For generating raster tiles, we use an osgeo/gdal docker image (osgeo/gdal:ubuntu-small-latest) which is a small image that already has GDAL and all of it’s dependencies pre-installed. We use GDAL as described above to generate raster tiles.

This step needs to be run at least once and whenever there is a need to make changes to one or both of the container images.

Create job queues and job definitions

Here we define two job queues and two job definitions for the vector and raster jobs.

The job queues are used to associate jobs to compute environments. In our case, the two job queues for vector and raster tiles are identical.

The job definitions are used to define command invocation, parameters, and additional job execution requirements (e.g., memory, CPUs) for each one of the batch job types (i.e., vtiles, rtiles).

This step needs to be run at least once and whenever there is a need to modify execution commands, parameters or computational requirements.

Putting it all together

Ok, now that we have defined our AWS Batch compute environment, we can easily submit batch jobs using the AWS Batch API. We invoke the AWS Batch API from within a Lambda function (submit-job), so that we can enforce our access control mechanism, i.e., the admin user must be a collaborator on the geoportal-data repository (see here for details about admin user authorization).

The batch job invocation point will depend on what type of tiles are being generated.

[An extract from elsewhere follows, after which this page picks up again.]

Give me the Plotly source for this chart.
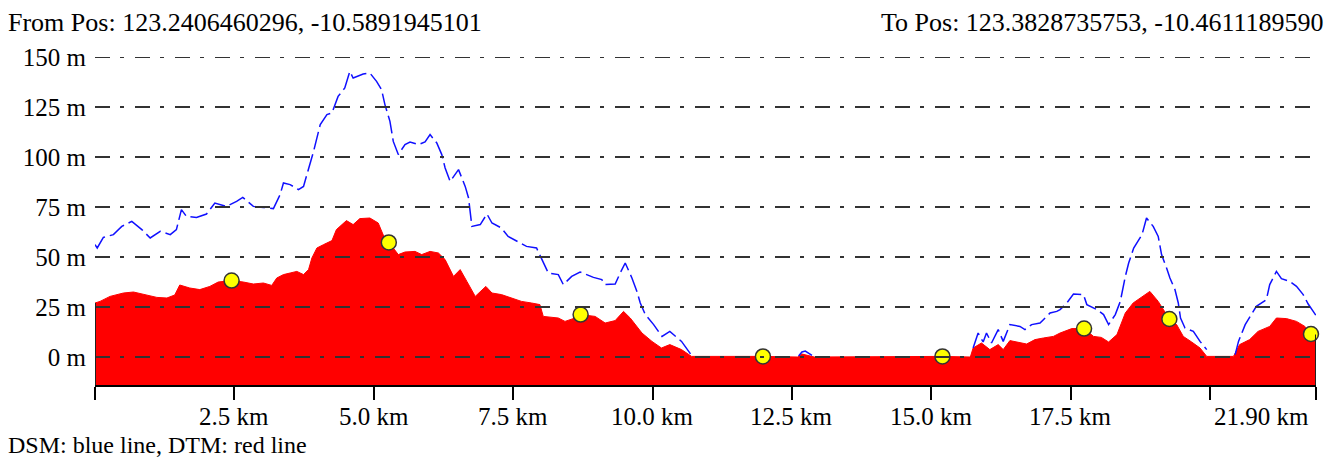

For vector tiles, the batch job can be invoked immediately after a GIS file is uploaded.

Vector tile generation

For raster tiles, we must wait until the administrator defines the tile styling to be used as part of the file’s metadata.

Raster tile generation

And that’s it!

On this post, I described how we are using AWS Batch to pre-generate tiles in the most economical and resource-conscious way possible.

Ah! On September 29 I will be presenting the Provita Geoportal implementation at the FOSS4G Buenos Aires conference. See you there!